When ten previously described SLC26A2 mutation were expressed in mammalian cells, a strong correlation was found between the amount of sulfate transport activity of the mutated protein and the severity of the phenotype in patients where these mutations have been identified. For example, a mutation that results in a non-functional protein on both alleles was always found with the severe ACG-IB phenotype, but non-functional mutations on both alleles were never found with the less severe phenotypes, DTD and rMED. Mutations found in the moderately severe AO-II phenotype were always the result of a non-functioning mutation on one allele and a partial-functioning mutation on the opposite allele. In contrast, mutations described in the mildest form of the chondrodysplasia, rMED, result in proteins that retain at least some partial sulfate transport function on both alleles. This suggests that even a small amount of SLC26A2-mediated sulfate transport in chondrocytes can mitigate the clinical severity of the chondrodysplasia. However, a less predictable genotype/phenotype correlation has been found with a mutation described predominately in the Finnish population. This Finnish mutation is located in the splice site of the gene and results in low SLC26A2 mRNA levels. Different levels of expression of the SLC26A2 protein is probably the cause of the variable phenotypes described with this mutation.
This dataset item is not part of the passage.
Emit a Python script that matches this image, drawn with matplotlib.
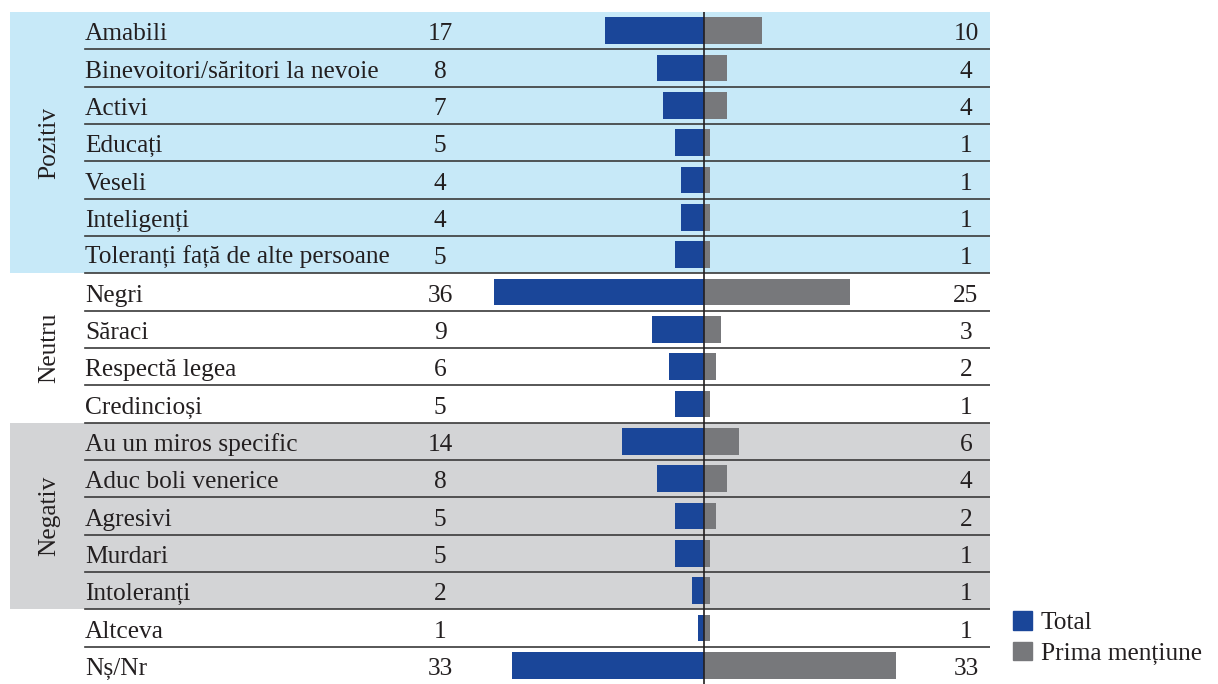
import matplotlib
matplotlib.use("Agg")
import matplotlib.pyplot as plt
from matplotlib.patches import Patch
import numpy as np

labels = ["Amabili", "Binevoitori/săritori la nevoie", "Activi", "Educați",
          "Veseli", "Inteligenți", "Toleranți față de alte persoane",
          "Negri", "Săraci", "Respectă legea", "Credincioși",
          "Au un miros specific", "Aduc boli venerice", "Agresivi", "Murdari",
          "Intoleranți", "Altceva", "Nș/Nr"]
total = [17, 8, 7, 5, 4, 4, 5, 36, 9, 6, 5, 14, 8, 5, 5, 2, 1, 33]
prima = [10, 4, 4, 1, 1, 1, 1, 25, 3, 2, 1, 6, 4, 2, 1, 1, 1, 33]
groups = [("Pozitiv", 0, 6, "#c7e9f8"), ("Neutru", 7, 10, None),
          ("Negativ", 11, 15, "#d3d4d6")]

BLUE = "#1a4699"
GREY = "#77787b"
FONT = "Liberation Serif"
FS = 18.3
TXT = "#231f20"

W, H = 1218, 684
fig = plt.figure(figsize=(W / 100, H / 100), dpi=100)
# axes spans px x 10..990, y 12..684
ax = fig.add_axes([10 / W, 0, 980 / W, 672 / H])
ppu = 5.83  # pixels per unit
x0 = -(704 - 10) / ppu
x1 = (990 - 704) / ppu
ax.set_xlim(x0, x1)
n = len(labels)
ax.set_ylim(n - 0.5, -0.5)
ax.axis("off")

def px(x):
    return (x - 704) / ppu

y = np.arange(n)
for name, a, b, col in groups:
    if col:
        ax.axhspan(a - 0.5, b + 0.5, xmin=0, xmax=1, color=col, zorder=0, lw=0)
    ax.text(px(49), (a + b) / 2, name, rotation=90, ha="center", va="center",
            fontsize=FS, family=FONT, color=TXT)

for k in range(n - 1):
    ax.plot([px(85), x1], [k + 0.5, k + 0.5], color="#3a3a3a", lw=1.2, zorder=1)

ax.barh(y, [-t for t in total], height=0.72, color=BLUE, zorder=2)
ax.barh(y, prima, height=0.72, color=GREY, zorder=2)
ax.plot([0, 0], [-0.5, n - 0.5], color=TXT, lw=1.2, zorder=3)

for i in range(n):
    ax.text(px(85), i + 0.26, labels[i], ha="left", va="baseline", fontsize=FS,
            family=FONT, color=TXT)
    ax.text(px(440), i + 0.26, str(total[i]), ha="center", va="baseline",
            fontsize=FS, family=FONT, color=TXT)
    ax.text(px(966), i + 0.26, str(prima[i]), ha="center", va="baseline",
            fontsize=FS, family=FONT, color=TXT)

handles = [Patch(color=BLUE, label="Total"), Patch(color=GREY, label="Prima mențiune")]
fig.legend(handles=handles, loc="upper left", bbox_to_anchor=(1013 / W, 1 - 611 / H),
           frameon=False, prop={"family": FONT, "size": FS}, handlelength=0.75,
           handleheight=0.75, handletextpad=0.35, labelspacing=0.3, borderpad=0,
           borderaxespad=0)
for t in fig.legends[0].get_texts():
    t.set_color(TXT)

fig.savefig("out.png", dpi=100)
== Functional significance of SLC26A2 in the colon and the kidney ==

Immunohistochemical analysis has localized SLC26A2 to the apical membrane of colon epithelial cells and kidney proximal tubule cells.

=== Colon ===

Abundant SLC26A2 mRNA levels have been identified in the small and large intestine of mice, rats and humans. In the human colon, SLC26A2 is present in the upper third of the crypts, where it is directed toward the apical membrane. The physiological role of SLC26A2 in the human colon remains to be determined, but it likely represent the sulfate/oxalate exchanger that has been characterized in colonic apical membrane vesicle preparations and possibly plays an important role in sulfate transport in this tissue. In fact, impaired sulfation has been suggested to occur during the course of malignant transformation of colonic epithelial cells, and studies have shown that the growth rate of cancer cells was markedly enhanced when the transcription of SLC26A2 was suppressed.

=== Kidney ===

The SLC26A2 protein has been localized to the brush border membrane of the rat kidney proximal tubule. In that location, oxalate–sulfate exchange, or chloride–sulfate exchange by SLC26A2 might contribute to the critical process of sodium chloride reabsorption across the proximal tubular epithelium. Under one proposed model, an anion transporter exchanges intracellular oxalate for luminal chloride in parallel with the sodium–sulfate cotransporter, resulting in net sodium chloride readsorption. Under this model, a third transport process is required that functions as a method of recycling oxalate back into the cell, and recycling sulfate from the cell to the lumen. Previously, SLC26A6, another member of the same family of anion transporters as DTDST, was thought to provide the mechanism of oxalate- or formate-mediated chloride transport in this nephron segment; however, recent studies in Slc26a6-knockout mice have raised questions regarding its role in this transport process. In contrast, the apical membrane location, and electrochemical properties of SLC26A2 would fit the requirement of an anion exchanger located on the apical membrane of the proximal tubule that would serve as a mechanism of transporting chloride in exchange for oxalate, and/or recycling oxalate in exchange for sulfate.